The Barracuda 7200.9 drives, as they’re known, have begun shipping in 40-GB to 500-GB capacities, with cache sizes ranging from 2 to 16 Mbytes. Manufacturer suggested pricing will be $61 for a 40-Gbyte parallel drive, $75 for an 80-GB SATA drive, and $429 for the high-end 500-GB SATA drive, said Michael Hall, a Seagate spokesman.
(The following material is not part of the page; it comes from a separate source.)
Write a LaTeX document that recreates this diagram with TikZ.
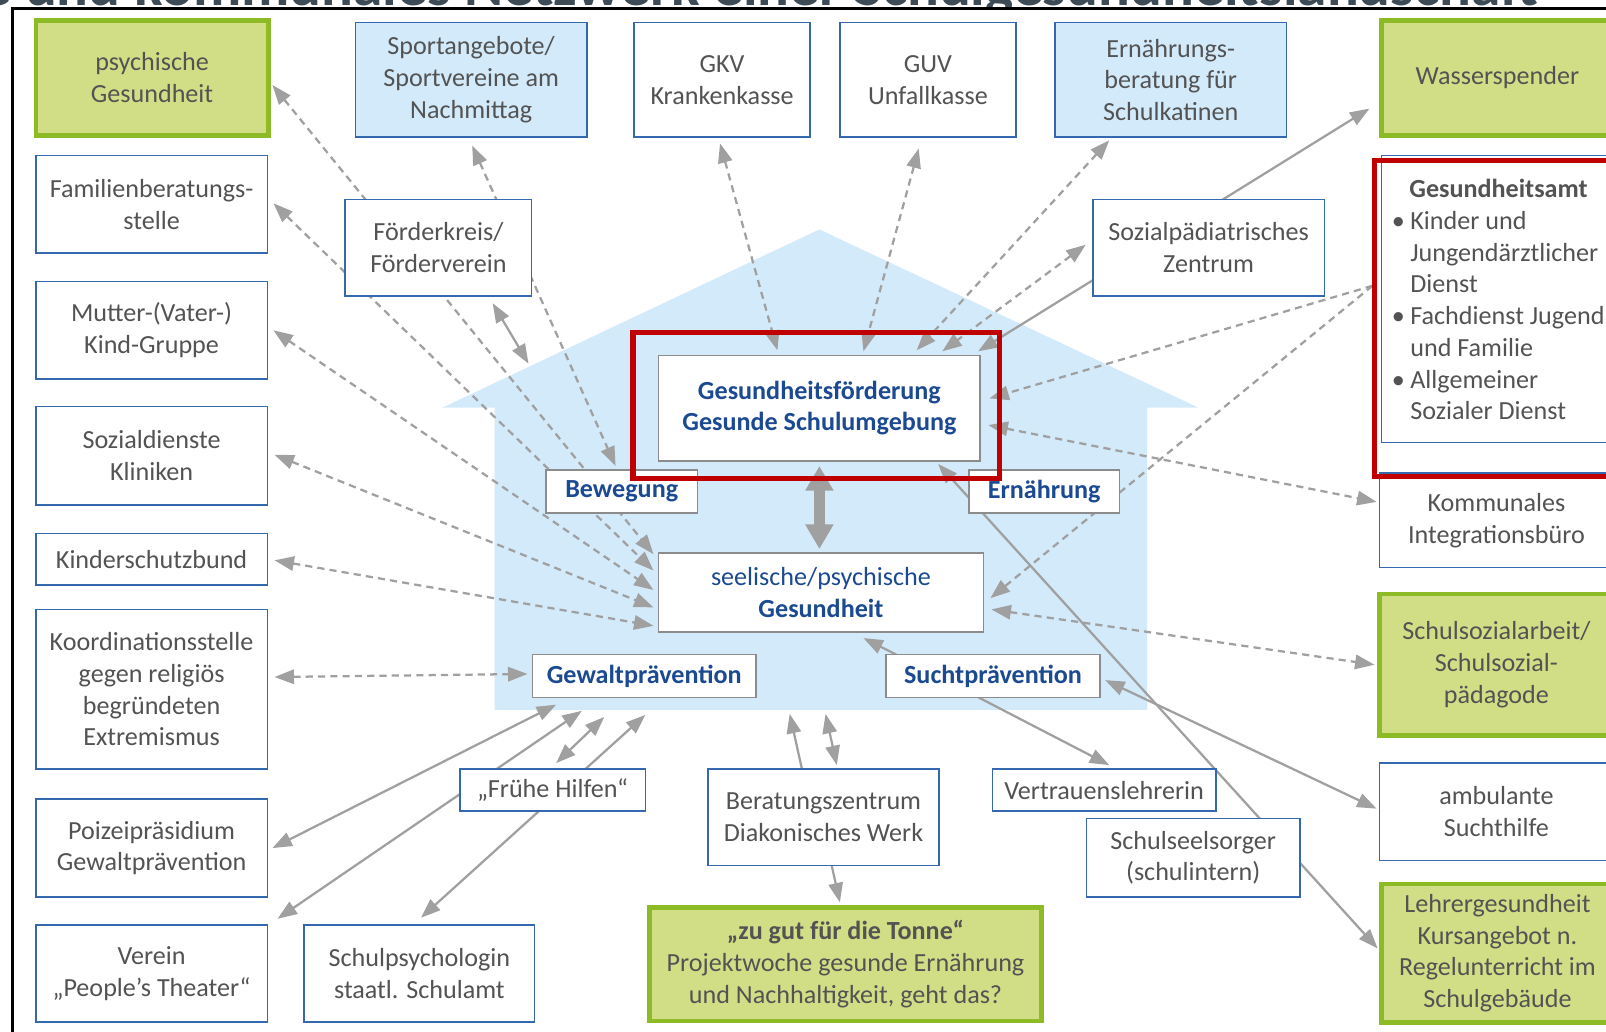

The drive is based on an entirely new platform, according to James Knight, Seagate’s product marketing manager, in an interview. “You can address all your computing needs with this one family,” he said. Parallel and Serial ATA versions are both available. Specifically, 40- to 160-Gbyte drives will contain a 2-Mbyte cache; 120- to 250-Gybte drives will include an 8-Mbyte cache, and drives with capacities higher than 300 Gbytes will include the full 16 Mbytes of cache. The drive family supports controllers with a 3-Gbit Native Command Queuing (NCQ) interface, which can deliver improved throughput, as well as the ability to hot-swap and hot-plug the drives, with a compatible controller. The drive’s family shock ratings have been slightly improved; while the family’s 63 Gs of operating shock remain consistent with the 7200.8 family, the ninth generation has nudged its non-operating shock tolerance from 300 to 350 Gs. The drive’s acoustics remain near the threshold of hearing at 2.8 bels in idle mode, 3.2 bels while seeking.
Seagate will ship external hard drives based upon the new 7200.9 platform in November, Seagate’s Hall said.